The girl I looked after when I first moved to Germany has just finished school. Not for good – she’s going back after the summer to do the German equivalent of A-Levels – but the compulsory part.
When I first met her she’d just turned 6, and wasn’t due to start school for almost a year. Now, she’s almost 17 and ready to spend the summer celebrating before heading back to get yet more certificates to line her walls or stuff under her
belt bed or whatever people do with them these days.
I feel so old! 😉
I regret missing big chunks of her growing up (distance mainly, and time. Germany’s a big country and I have chronic time-deficiency) but I’m glad we’re still in touch, almost 11 years on.
I look at the stream of photos that cone my way and have to smile. Her parents say I influenced her fashion sense and her ability to do her own thing regardless of what other people say. I only wish it were true! I was never that well dressed, and I have probably 20% of her self-respect and determination, but even if I served as a negative example (which I’m certain isn’t what they were implying), I’m happy to have played a part in her life, even a small one.

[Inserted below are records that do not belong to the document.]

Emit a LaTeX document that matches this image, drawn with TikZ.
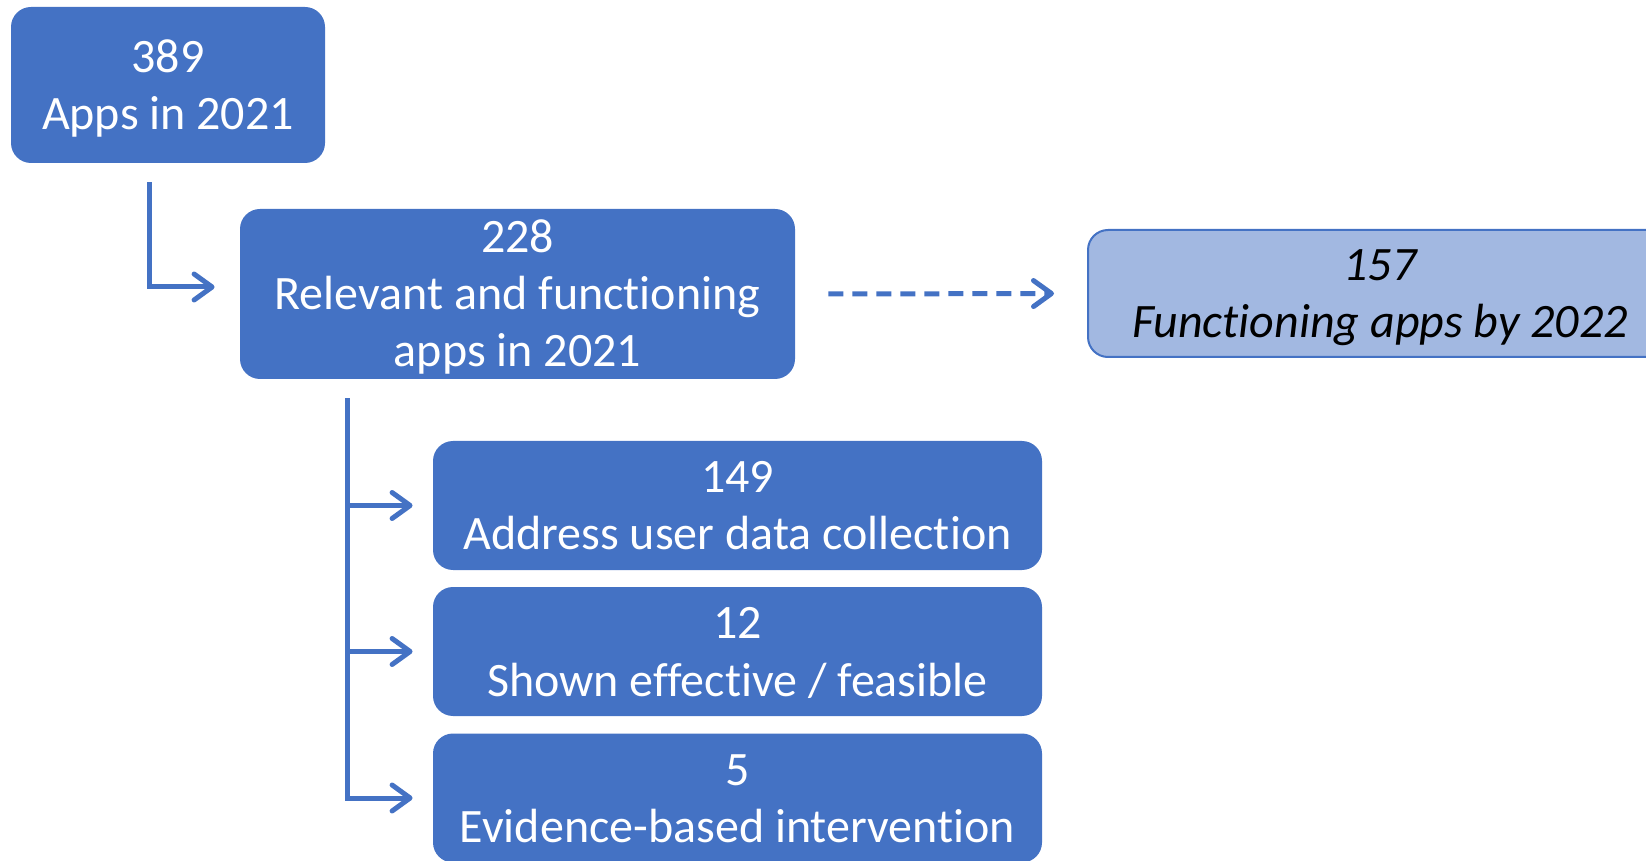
\documentclass[tikz,border=0pt]{standalone}
\usepackage{fontspec}
\setmainfont[Ligatures=NoCommon]{Carlito}
\usetikzlibrary{arrows.meta,calc}
\definecolor{boxblue}{HTML}{4472C4}
\definecolor{paleblue}{HTML}{A2B8E1}
% fixed line box so that every label sits at the same height in its box
\newcommand\ls{\rule[-4pt]{0pt}{24pt}}
\begin{document}
\begin{tikzpicture}[x=0.5pt,y=-0.5pt,
  box/.style={fill=boxblue, draw=none, rounded corners=10pt, text=white,
    align=center, inner sep=0pt, font=\fontsize{24pt}{28.5pt}\selectfont},
  palebox/.style={box, fill=paleblue, draw=boxblue, line width=1pt, text=black,
    font=\fontsize{24pt}{28.5pt}\selectfont\itshape},
  arr/.style={draw=boxblue, line width=2.5pt,
    -{Straight Barb[length=9pt,width=13pt,line cap=round,line join=round]}},
  dasharr/.style={arr, dash pattern=on 7.5pt off 4.5pt}
]
\clip (0,0) rectangle (1646,861);

% boxes
\node[box, minimum width=157pt, minimum height=78pt] (b1) at (168,85)
  {\ls 389\\Apps in 2021\ls};
\node[box, minimum width=277.5pt, minimum height=85pt] (b2) at (517.5,294)
  {\ls 228\\Relevant and functioning\\apps in 2021\ls};
\node[palebox, minimum width=292pt, minimum height=63.5pt] (b3) at (1380,293.5)
  {\ls 157\\Functioning apps by 2022\ls};
\node[box, minimum width=304.5pt, minimum height=64.5pt] (b4) at (737.5,505.5)
  {\ls 149\\Address user data collection\ls};
\node[box, minimum width=304.5pt, minimum height=64.5pt] (b5) at (737.5,651.5)
  {\ls 12\\Shown effective / feasible\ls};
\node[box, minimum width=304.5pt, minimum height=64.5pt] (b6) at (737.5,798)
  {\ls 5\\Evidence-based intervention\ls};

% connectors
\draw[arr] ($(b1.south west)+(139,19)$) |- ($(b2.west)+(-25,-7)$);
\draw[dasharr] ($(b2.east)+(33,0)$) -- ($(b3.west)+(-33,0)$);

\coordinate (trunk) at ($(b2.south west)+(108,19)$);
\draw[draw=boxblue, line width=2.5pt] (trunk) |- ($(b6.west)+(-40,0)$);
\draw[arr] (trunk |- b4.west) -- ($(b4.west)+(-20,0)$);
\draw[arr] (trunk |- b5.west) -- ($(b5.west)+(-20,0)$);
\draw[arr] (trunk |- b6.west) -- ($(b6.west)+(-20,0)$);
\end{tikzpicture}
\end{document}
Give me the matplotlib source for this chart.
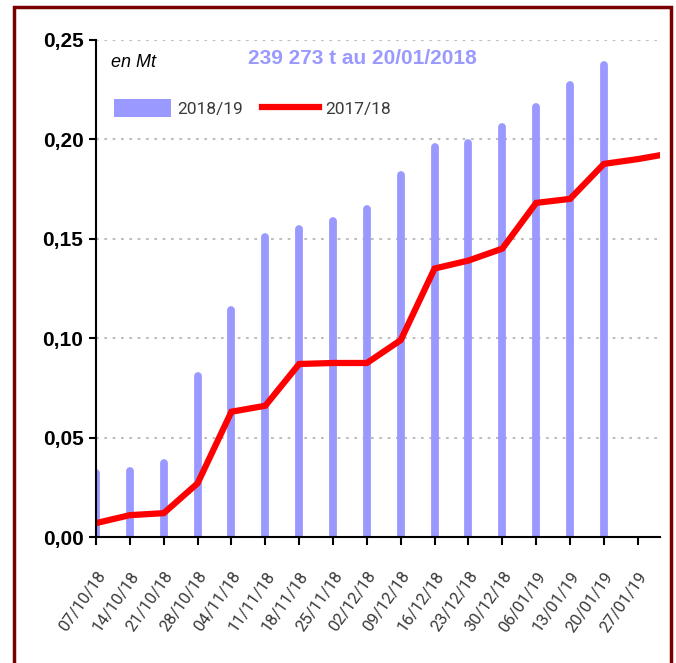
import matplotlib
matplotlib.use("Agg")
import matplotlib.pyplot as plt
from matplotlib.patches import Rectangle, Patch
from matplotlib.lines import Line2D
from matplotlib.transforms import ScaledTranslation
import numpy as np

weeks = ["07/10/18", "14/10/18", "21/10/18", "28/10/18", "04/11/18", "11/11/18",
         "18/11/18", "25/11/18", "02/12/18", "09/12/18", "16/12/18", "23/12/18",
         "30/12/18", "06/01/19", "13/01/19", "20/01/19", "27/01/19", ""]
season_1819 = [0.034, 0.035, 0.039, 0.083, 0.116, 0.153, 0.157, 0.161, 0.167,
               0.184, 0.198, 0.200, 0.208, 0.218, 0.229, 0.2393, None, None]
season_1718 = [0.007, 0.011, 0.012, 0.027, 0.063, 0.066, 0.087, 0.0875, 0.0875,
               0.099, 0.135, 0.139, 0.145, 0.168, 0.170, 0.1876, 0.190, 0.193]

BAR = "#9999FF"
RED = "#FF0000"
LIGHT = ["Roboto", "DejaVu Sans"]
GREY = "#3A3A3A"
BAR_LW = 5.6

fig = plt.figure(figsize=(6.76, 6.63), dpi=100)
ax = fig.add_axes([0.142, 0.190, 0.834, 0.750])

x = np.arange(len(weeks))
bx = [i for i, v in zip(x, season_1819) if v is not None]
bv = [v for v in season_1819 if v is not None]
# thick strokes with round tops; shift down by half the cap so the top sits on the value
down = ax.transData + ScaledTranslation(0, -BAR_LW / 2 / 72, fig.dpi_scale_trans)
bars = ax.vlines(bx, 0, bv, color=BAR, lw=BAR_LW, zorder=2, transform=down)
bars.set_capstyle("round")
ax.plot(x, season_1718, color=RED, lw=4.5, solid_joinstyle="miter", zorder=3)

ax.set_xlim(0, 16.65)
ax.set_ylim(0, 0.25)
ax.set_yticks(np.arange(0, 0.26, 0.05))
ax.set_yticklabels([f"{v:.2f}".replace(".", ",") for v in np.arange(0, 0.26, 0.05)],
                   fontfamily="Liberation Sans", fontweight="bold", fontsize=15)
ax.set_xticks(x[:17])
ax.set_xticklabels(weeks[:17], rotation=55, ha="right", rotation_mode="anchor",
                   fontfamily=LIGHT, fontsize=12, color=GREY)
ax.tick_params(axis="y", length=5, width=1.5, pad=4)
ax.tick_params(axis="x", length=6, width=1.5, pad=17)
for y in np.arange(0.05, 0.26, 0.05):
    ax.axhline(y, color="#BFBFBF", lw=1.5, ls=(0, (1.3, 2.7)), zorder=1)
for s in ("top", "right"):
    ax.spines[s].set_visible(False)
for s in ("left", "bottom"):
    ax.spines[s].set_linewidth(1.5)
    ax.spines[s].set_zorder(4)

fig.text(0.164, 0.906, "en Mt", fontfamily="Liberation Sans", style="italic",
         fontsize=13, va="center", ha="left")
fig.text(0.536, 0.912, "239 273 t au 20/01/2018", fontfamily="Liberation Sans",
         fontweight="bold", fontsize=15, color=BAR, va="center", ha="center")

handles = [Patch(facecolor=BAR, edgecolor="none"), Line2D([], [], color=RED, lw=4.5)]
leg = fig.legend(handles, ["2018/19", "2017/18"], loc="center left",
                 bbox_to_anchor=(0.146, 0.837), ncol=2, frameon=False,
                 handlelength=3.28, handleheight=1.15, handletextpad=0.35,
                 columnspacing=1.1, prop={"family": LIGHT, "size": 12.5})
for t in leg.get_texts():
    t.set_color(GREY)

fig.patches.append(Rectangle((0.020, -0.05), 0.972, 1.04, transform=fig.transFigure,
                             fill=False, edgecolor="#7A0000", lw=2.5))

fig.savefig("out.png", dpi=100)
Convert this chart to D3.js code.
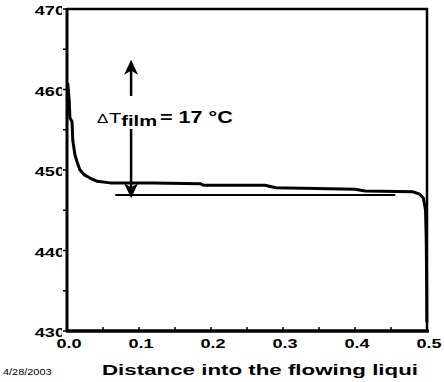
<!DOCTYPE html>
<html>
<head>
<meta charset="utf-8">
<script src="https://cdn.jsdelivr.net/npm/d3@7"></script>
<style>
  body { margin: 0; background: #fff; }
  svg { display: block; font-family: "Liberation Sans", Arial, sans-serif; }
</style>
</head>
<body>
<div id="graph"></div>
<script>
const w = 444;
const h = 382;
const plot = { left: 67, top: 9, right: 427, bottom: 331 };

// temperature along the flow (x = distance, y = temperature reading)
const distance = [0.001, 0.003, 0.004, 0.007, 0.008, 0.011, 0.014, 0.018, 0.024, 0.032, 0.042, 0.06,
  0.12, 0.185, 0.19, 0.275, 0.29, 0.40, 0.414, 0.48, 0.49, 0.495, 0.498, 0.499, 0.4995, 0.4998];
const temperature = [460.8, 458.7, 456.5, 456.0, 453.7, 451.9, 451.0, 450.0, 449.4, 449.0, 448.6, 448.4,
  448.4, 448.3, 448.1, 448.1, 447.8, 447.6, 447.4, 447.3, 447.0, 446.5, 445.0, 441.0, 436.0, 431.1];

// reference film line and the delta-T arrow
const refLine = { from: 0.067, to: 0.456, value: 446.9 };
const arrow = { x: 0.089, top: 463.7, bottom: 446.5, gapTop: 459.2, gapBottom: 455.1 };

const xTicks = [0, 0.1, 0.2, 0.3, 0.4, 0.5];
const xMinor = [0.05, 0.15, 0.25, 0.35, 0.45];
const yTicks = [430, 440, 450, 460, 470];
const yMinor = [435, 445, 455, 465];
const xTitle = "Distance into the flowing liqui";
const dateLabel = "4/28/2003";

const x = d3.scaleLinear().domain([0, 0.5]).range([plot.left, plot.right]);
const y = d3.scaleLinear().domain([430, 470]).range([plot.bottom, plot.top]);

const svg = d3.select("#graph").append("svg").attr("width", w).attr("height", h);

const defs = svg.append("defs");
defs.append("clipPath").attr("id", "ylab-clip")
  .append("rect").attr("x", 0).attr("y", 0).attr("width", 62).attr("height", h);
defs.append("clipPath").attr("id", "ann-clip")
  .append("rect").attr("x", 0).attr("y", 0).attr("width", 240).attr("height", h);

// frame (top + right)
svg.append("path")
  .attr("d", `M${plot.left},${plot.top}H${plot.right}V${plot.bottom}`)
  .attr("fill", "none").attr("stroke", "#000").attr("stroke-width", 2.5);

// curve
const line = d3.line().x((d) => x(d[0])).y((d) => y(d[1]));
svg.append("path")
  .datum(d3.zip(distance, temperature))
  .attr("d", line)
  .attr("fill", "none").attr("stroke", "#000").attr("stroke-width", 3)
  .attr("stroke-linejoin", "round");

// reference line
svg.append("line")
  .attr("x1", x(refLine.from)).attr("x2", x(refLine.to))
  .attr("y1", y(refLine.value)).attr("y2", y(refLine.value))
  .attr("stroke", "#000").attr("stroke-width", 2);

// arrow
const ax = x(arrow.x);
svg.append("line").attr("x1", ax).attr("x2", ax).attr("y1", y(arrow.top) + 10).attr("y2", y(arrow.gapTop))
  .attr("stroke", "#000").attr("stroke-width", 2.5);
svg.append("line").attr("x1", ax).attr("x2", ax).attr("y1", y(arrow.gapBottom)).attr("y2", y(arrow.bottom) - 10)
  .attr("stroke", "#000").attr("stroke-width", 2.5);
const ty = y(arrow.top);
svg.append("path").attr("d", `M${ax},${ty}L${ax - 7},${ty + 15}L${ax},${ty + 11}L${ax + 7},${ty + 15}Z`);
const by = y(arrow.bottom);
svg.append("path").attr("d", `M${ax},${by}L${ax - 7},${by - 15}L${ax},${by - 11}L${ax + 7},${by - 15}Z`);

// annotation text
const ann = svg.append("text").attr("transform", "translate(97,123) scale(1.3,1)").attr("fill", "#000");
ann.append("tspan").attr("font-size", 13).text("\u0394");
ann.append("tspan").attr("font-size", 15.5).attr("dx", 0.5).text("T");
ann.append("tspan").attr("font-size", 15.5).attr("font-weight", "bold").attr("dy", 2.5).text("film");
svg.append("g").attr("clip-path", "url(#ann-clip)")
  .append("text").attr("transform", "translate(160,122.5) scale(1.35,1)")
  .attr("font-size", 16).attr("font-weight", "bold")
  .text("= 17 \u00b0C");

// bottom axis
svg.append("line").attr("x1", plot.left - 1).attr("x2", plot.right + 2)
  .attr("y1", plot.bottom).attr("y2", plot.bottom).attr("stroke", "#000").attr("stroke-width", 3.5);
svg.selectAll(".xt").data(xTicks.concat(xMinor)).enter().append("line")
  .attr("x1", (d) => x(d)).attr("x2", (d) => x(d))
  .attr("y1", plot.bottom).attr("y2", plot.bottom - 4).attr("stroke", "#000").attr("stroke-width", 1.5);
svg.selectAll(".xl").data(xTicks).enter().append("text")
  .attr("transform", (d) => `translate(${x(d) + 2},348) scale(1.45,1)`)
  .attr("text-anchor", "middle").attr("font-size", 12.5).attr("font-weight", "bold")
  .text((d) => d.toFixed(1));

// left axis
svg.append("line").attr("x1", plot.left).attr("x2", plot.left)
  .attr("y1", plot.top - 1).attr("y2", plot.bottom + 1).attr("stroke", "#000").attr("stroke-width", 3);
svg.selectAll(".yt").data(yTicks.concat(yMinor)).enter().append("line")
  .attr("x1", plot.left).attr("x2", plot.left - 4)
  .attr("y1", (d) => y(d)).attr("y2", (d) => y(d)).attr("stroke", "#000").attr("stroke-width", 1.5);
svg.append("g").attr("clip-path", "url(#ylab-clip)")
  .selectAll("text").data(yTicks).enter().append("text")
  .attr("transform", (d) => `translate(65,${y(d) + 6}) scale(1.45,1)`)
  .attr("text-anchor", "end").attr("font-size", 12.5).attr("font-weight", "bold")
  .text((d) => d);

// titles
svg.append("text")
  .attr("transform", `translate(260,375) scale(1.44,1)`)
  .attr("text-anchor", "middle").attr("font-size", 15.5).attr("font-weight", "bold")
  .text(xTitle);
svg.append("text")
  .attr("transform", `translate(3,375) scale(1.15,1)`)
  .attr("font-size", 9.5)
  .text(dateLabel);
</script>
</body>
</html>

My life’s certainly better for it.
She’s such an amazing kid, woman I suppose I should say now, and I am so proud to know her, despite all the difficulties we had at the beginning.
She’s had (and has) her share of things go wrong one way or another (who hasn’t?), as well as lots of things go right. She picks her own battles and fights her way through them, and still cares enough to go back and pick up the pieces afterwards.
Here’s to an awesome future, dearest Ex-AuPair-daughter! 🙂
It’s gone one am and I’m not asleep yet.
I’m at my third AuPair family’s house. I haven’t been here in 8 or 9 years, and it is amazing how much has happened since then, yet how recent my time here seems.
It doesn’t feel strained or tense or foreign, it’s more like I’ve been away for a couple of months than several years. We’ve all changed a bit, but stayed the same a lot – things still fit, and we didn’t have to go through the awkward small talk at the beginning, we just took up where we’d left off. We have reminisced, and compared memories, and tried to catch up a bit, but one evening /overnight stay isn’t nearly long enough to cover everything that’s happened since I lived here.
I’m going to make an effort to see them more often than once a decade from now on.
Right now I need to get some sleep!
I don’t remember coming across chewing gum as a little kid. By about year 4 I’d discovered bubble gum, but wasn’t ever very good at blowing bubbles (glass is much better than bubblegum in that respect, even if it doesn’t taste as good ;)). A bit later, maybe in year 8 or 9, someone told me you produce digestive juices when chewing, and if you aren’t eating, you can end up digesting your stomach walls. That didn’t appeal much, so I stopped. It was probably a good thing, because I was a little bit of an addict. Once I decide on something, though, I’m usually pretty consequent about keeping to it. I must have gone 6 years without a single piece.
Then I did my stint as an aupair. I was offered some by one of the kids, and that was that – my chewing-gum-fast was broken. I stuck to sugar free, and only after meals as a way to clean my teeth without actually cleaning them.
It wasn’t until I cut myself in glassblowing school that I realised how awesome it is.
I’m not good at blood. I don’t watch violent films, I don’t watch documentaries about hospitals, I lie down when I have injections or when they have to take blood samples*.
When I cut myself, I’m usually fine until the cut is washed and bandaged (or at least wrapped in paper towels), and then I go all dizzy and fall over. This particular cut wasn’t even that severe. It wasn’t deep, but it did involve blood and a small flap of skin. The teacher noticed me go white and made me sit down at his desk. Everything sounded incredibly far away, and all the colours got mixed up. Then he gave me a piece of chewing gum. I concentrated on keeping it in my mouth, then on chewing. As I chewed, the world slowly came back into focus and regained it’s normal volume.
That was the first time.
I have used the chewing gum trick several times since then, mostly on myself, but occasionally on someone else. I try to carry a small packet with me at all times. If I don’t have chewing gum on hand, then gummi bears or boiled sweets will do, just not as well.
Even if I’m not hurt, and I’m not liable to black out, if I have to concentrate on something, I function better when chewing.
Maybe I was a goat in a former life – they chew cud while they think too.
* you can’t fall over if you’re already lying down.